● TO DO
Select every line holding the word "that" and copy it.
[start SUPPLIED RECORDS]
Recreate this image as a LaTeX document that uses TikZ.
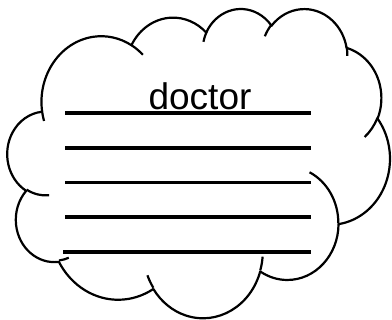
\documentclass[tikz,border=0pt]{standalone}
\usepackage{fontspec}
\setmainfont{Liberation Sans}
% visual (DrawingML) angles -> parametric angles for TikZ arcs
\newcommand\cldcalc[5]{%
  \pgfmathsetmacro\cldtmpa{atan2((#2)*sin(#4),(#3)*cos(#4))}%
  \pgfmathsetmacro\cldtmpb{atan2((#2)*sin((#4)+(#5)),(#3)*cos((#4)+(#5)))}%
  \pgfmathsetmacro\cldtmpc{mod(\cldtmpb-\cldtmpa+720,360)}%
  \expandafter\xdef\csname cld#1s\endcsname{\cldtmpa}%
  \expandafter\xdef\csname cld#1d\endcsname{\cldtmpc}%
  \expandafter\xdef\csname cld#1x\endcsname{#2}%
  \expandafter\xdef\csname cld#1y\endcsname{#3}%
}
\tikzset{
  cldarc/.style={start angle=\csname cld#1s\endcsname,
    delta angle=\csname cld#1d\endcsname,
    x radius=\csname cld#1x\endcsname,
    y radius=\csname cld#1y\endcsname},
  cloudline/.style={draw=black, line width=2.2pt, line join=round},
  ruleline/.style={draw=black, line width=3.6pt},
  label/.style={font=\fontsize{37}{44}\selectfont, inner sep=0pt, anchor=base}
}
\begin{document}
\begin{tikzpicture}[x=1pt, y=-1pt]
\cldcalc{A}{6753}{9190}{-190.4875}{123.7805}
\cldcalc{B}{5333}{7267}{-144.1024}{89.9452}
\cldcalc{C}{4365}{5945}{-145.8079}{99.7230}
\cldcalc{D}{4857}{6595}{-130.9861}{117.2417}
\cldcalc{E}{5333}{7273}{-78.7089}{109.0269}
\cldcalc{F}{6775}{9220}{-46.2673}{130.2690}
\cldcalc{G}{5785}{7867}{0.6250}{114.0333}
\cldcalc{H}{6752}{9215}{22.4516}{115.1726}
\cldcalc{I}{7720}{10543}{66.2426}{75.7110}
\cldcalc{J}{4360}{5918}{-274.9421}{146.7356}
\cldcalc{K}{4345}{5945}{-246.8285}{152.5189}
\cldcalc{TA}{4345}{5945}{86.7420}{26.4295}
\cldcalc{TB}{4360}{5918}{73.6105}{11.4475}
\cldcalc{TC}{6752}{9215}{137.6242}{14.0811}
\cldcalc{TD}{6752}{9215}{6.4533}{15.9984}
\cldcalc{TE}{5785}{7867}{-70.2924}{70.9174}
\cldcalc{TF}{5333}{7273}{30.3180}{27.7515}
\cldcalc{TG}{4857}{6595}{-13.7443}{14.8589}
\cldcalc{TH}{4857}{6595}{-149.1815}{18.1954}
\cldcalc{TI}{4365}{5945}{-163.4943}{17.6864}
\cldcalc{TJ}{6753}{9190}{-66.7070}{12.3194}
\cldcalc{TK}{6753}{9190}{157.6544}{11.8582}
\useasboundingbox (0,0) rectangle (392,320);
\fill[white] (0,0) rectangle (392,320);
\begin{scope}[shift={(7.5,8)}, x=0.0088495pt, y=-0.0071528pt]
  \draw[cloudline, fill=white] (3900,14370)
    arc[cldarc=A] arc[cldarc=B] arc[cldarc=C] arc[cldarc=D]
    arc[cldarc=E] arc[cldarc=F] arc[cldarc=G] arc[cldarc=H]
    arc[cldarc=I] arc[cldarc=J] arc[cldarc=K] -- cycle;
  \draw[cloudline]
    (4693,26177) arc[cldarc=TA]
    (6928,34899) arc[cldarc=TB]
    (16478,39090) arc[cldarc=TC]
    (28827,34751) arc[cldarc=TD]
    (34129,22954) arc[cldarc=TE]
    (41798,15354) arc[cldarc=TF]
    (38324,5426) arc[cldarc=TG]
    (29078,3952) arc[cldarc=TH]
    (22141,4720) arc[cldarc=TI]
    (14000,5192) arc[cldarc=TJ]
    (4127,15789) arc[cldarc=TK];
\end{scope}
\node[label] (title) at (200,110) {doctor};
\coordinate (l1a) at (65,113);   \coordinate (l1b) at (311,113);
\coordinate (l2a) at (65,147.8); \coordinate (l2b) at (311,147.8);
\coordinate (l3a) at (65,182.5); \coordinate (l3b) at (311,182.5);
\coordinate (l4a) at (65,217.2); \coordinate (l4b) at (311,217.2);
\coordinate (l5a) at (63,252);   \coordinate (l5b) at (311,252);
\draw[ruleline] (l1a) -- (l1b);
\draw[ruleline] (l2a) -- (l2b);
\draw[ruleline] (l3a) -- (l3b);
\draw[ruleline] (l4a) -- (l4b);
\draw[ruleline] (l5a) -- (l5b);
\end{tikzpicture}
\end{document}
[end SUPPLIED RECORDS]
[start SUPPLIED RECORDS]
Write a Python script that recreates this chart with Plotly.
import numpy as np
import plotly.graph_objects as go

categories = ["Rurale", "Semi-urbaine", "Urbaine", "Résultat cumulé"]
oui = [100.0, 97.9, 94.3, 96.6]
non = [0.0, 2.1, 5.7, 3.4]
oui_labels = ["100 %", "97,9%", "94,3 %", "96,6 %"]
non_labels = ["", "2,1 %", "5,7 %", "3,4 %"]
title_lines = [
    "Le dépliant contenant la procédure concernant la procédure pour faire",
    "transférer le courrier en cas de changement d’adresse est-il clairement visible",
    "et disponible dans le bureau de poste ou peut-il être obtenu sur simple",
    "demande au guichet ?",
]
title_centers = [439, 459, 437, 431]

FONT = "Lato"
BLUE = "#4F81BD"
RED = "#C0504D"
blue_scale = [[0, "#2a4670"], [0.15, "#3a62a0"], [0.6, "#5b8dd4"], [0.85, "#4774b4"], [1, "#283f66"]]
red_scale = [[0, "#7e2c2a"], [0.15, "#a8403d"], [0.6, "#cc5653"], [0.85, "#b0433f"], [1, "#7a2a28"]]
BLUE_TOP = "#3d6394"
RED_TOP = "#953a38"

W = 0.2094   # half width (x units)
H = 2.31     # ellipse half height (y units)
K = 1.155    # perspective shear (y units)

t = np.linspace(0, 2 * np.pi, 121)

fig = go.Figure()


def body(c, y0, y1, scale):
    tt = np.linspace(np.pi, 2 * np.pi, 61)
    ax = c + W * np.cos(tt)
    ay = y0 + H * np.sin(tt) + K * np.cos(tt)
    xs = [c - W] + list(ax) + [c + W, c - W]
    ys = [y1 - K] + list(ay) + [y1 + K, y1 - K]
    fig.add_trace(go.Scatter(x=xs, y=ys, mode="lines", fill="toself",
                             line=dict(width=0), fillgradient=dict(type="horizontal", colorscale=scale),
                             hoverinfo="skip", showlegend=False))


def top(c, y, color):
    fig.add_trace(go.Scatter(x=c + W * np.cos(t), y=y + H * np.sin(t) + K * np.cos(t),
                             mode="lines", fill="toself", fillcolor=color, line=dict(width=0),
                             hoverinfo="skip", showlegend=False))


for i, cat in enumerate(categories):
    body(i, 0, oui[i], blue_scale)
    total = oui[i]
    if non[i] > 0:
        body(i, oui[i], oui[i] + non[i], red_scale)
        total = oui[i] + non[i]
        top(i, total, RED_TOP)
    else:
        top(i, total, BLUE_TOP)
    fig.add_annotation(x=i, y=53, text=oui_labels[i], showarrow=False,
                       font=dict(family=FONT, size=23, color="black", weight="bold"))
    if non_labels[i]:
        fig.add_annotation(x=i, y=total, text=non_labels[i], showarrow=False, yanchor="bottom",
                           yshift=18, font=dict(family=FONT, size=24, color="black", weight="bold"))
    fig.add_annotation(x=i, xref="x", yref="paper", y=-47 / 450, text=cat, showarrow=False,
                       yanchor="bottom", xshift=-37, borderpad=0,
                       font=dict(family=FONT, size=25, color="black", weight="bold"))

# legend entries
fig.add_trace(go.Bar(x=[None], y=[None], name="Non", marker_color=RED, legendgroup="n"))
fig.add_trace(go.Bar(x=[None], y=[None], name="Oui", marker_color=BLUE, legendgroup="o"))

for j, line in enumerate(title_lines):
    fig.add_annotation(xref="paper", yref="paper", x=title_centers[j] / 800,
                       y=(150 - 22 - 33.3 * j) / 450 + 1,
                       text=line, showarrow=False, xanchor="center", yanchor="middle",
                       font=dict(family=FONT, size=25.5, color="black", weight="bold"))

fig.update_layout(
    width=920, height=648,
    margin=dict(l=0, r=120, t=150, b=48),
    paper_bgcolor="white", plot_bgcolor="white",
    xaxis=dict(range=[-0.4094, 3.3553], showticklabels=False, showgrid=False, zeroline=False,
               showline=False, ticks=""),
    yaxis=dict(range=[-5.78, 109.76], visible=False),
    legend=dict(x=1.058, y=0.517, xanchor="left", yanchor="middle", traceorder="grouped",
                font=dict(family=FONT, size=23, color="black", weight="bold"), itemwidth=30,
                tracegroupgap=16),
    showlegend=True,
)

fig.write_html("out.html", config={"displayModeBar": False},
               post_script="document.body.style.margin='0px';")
[end SUPPLIED RECORDS]
[start SUPPLIED RECORDS]
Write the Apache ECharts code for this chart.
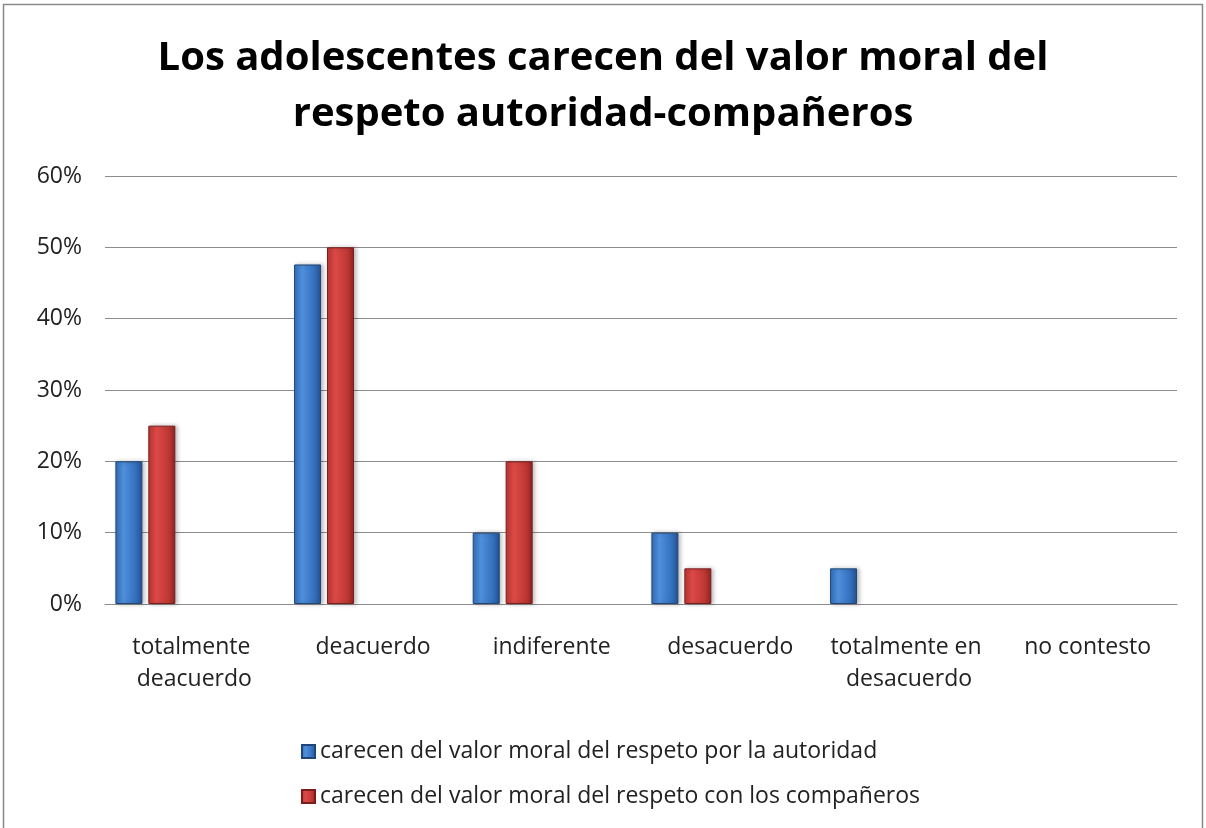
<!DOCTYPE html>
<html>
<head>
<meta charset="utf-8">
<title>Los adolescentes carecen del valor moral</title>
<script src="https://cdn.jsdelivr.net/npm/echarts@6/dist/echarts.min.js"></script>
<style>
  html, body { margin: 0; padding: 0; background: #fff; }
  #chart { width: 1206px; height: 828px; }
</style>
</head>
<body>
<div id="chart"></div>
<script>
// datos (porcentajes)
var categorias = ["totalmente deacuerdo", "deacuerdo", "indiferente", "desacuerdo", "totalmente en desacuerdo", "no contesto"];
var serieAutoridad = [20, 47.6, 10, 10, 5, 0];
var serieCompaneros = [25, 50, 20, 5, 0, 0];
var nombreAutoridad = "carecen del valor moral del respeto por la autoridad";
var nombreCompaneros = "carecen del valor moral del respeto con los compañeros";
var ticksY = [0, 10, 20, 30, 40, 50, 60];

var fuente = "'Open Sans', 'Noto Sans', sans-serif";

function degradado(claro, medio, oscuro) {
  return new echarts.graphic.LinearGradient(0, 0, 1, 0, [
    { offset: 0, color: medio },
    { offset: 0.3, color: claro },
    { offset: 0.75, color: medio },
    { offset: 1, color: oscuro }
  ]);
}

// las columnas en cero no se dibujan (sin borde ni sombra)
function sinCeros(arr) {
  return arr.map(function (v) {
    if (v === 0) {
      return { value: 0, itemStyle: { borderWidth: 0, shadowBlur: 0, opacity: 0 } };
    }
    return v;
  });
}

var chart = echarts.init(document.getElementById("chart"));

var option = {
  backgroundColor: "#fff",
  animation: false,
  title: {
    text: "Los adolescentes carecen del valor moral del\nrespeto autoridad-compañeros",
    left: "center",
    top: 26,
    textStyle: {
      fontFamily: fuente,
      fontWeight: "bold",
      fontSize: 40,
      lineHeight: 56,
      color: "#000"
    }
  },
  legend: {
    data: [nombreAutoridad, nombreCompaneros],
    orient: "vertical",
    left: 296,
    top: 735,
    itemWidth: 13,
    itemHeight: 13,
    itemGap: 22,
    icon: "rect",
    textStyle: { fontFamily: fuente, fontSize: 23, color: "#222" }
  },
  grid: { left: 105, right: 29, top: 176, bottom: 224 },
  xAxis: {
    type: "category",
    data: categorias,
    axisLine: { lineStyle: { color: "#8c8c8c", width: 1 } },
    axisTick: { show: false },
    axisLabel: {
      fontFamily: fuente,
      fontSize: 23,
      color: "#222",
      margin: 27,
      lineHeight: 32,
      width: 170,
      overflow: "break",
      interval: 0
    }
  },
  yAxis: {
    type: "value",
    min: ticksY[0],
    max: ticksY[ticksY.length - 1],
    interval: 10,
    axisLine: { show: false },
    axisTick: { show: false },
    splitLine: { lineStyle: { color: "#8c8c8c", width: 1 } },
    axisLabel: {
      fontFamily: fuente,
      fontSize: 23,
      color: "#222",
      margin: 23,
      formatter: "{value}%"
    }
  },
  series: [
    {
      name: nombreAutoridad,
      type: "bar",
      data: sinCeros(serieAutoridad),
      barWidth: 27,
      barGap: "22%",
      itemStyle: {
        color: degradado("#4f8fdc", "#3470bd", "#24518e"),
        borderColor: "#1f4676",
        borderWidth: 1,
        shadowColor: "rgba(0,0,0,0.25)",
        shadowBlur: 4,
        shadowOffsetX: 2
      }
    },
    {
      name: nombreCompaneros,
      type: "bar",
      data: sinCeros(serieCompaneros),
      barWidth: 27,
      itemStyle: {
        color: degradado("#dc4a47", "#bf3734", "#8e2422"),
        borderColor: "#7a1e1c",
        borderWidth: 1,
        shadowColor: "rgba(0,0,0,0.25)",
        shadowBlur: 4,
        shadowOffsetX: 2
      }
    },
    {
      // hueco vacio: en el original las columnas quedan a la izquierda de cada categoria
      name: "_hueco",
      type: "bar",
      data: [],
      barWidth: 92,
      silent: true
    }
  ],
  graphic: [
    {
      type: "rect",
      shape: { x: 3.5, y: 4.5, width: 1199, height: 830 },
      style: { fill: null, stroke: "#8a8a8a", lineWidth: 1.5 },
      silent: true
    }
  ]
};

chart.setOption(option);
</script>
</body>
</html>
[end SUPPLIED RECORDS]
● TASK OUTPUT
Recreate this image as a LaTeX document that uses TikZ.
Write a Python script that recreates this chart with Plotly.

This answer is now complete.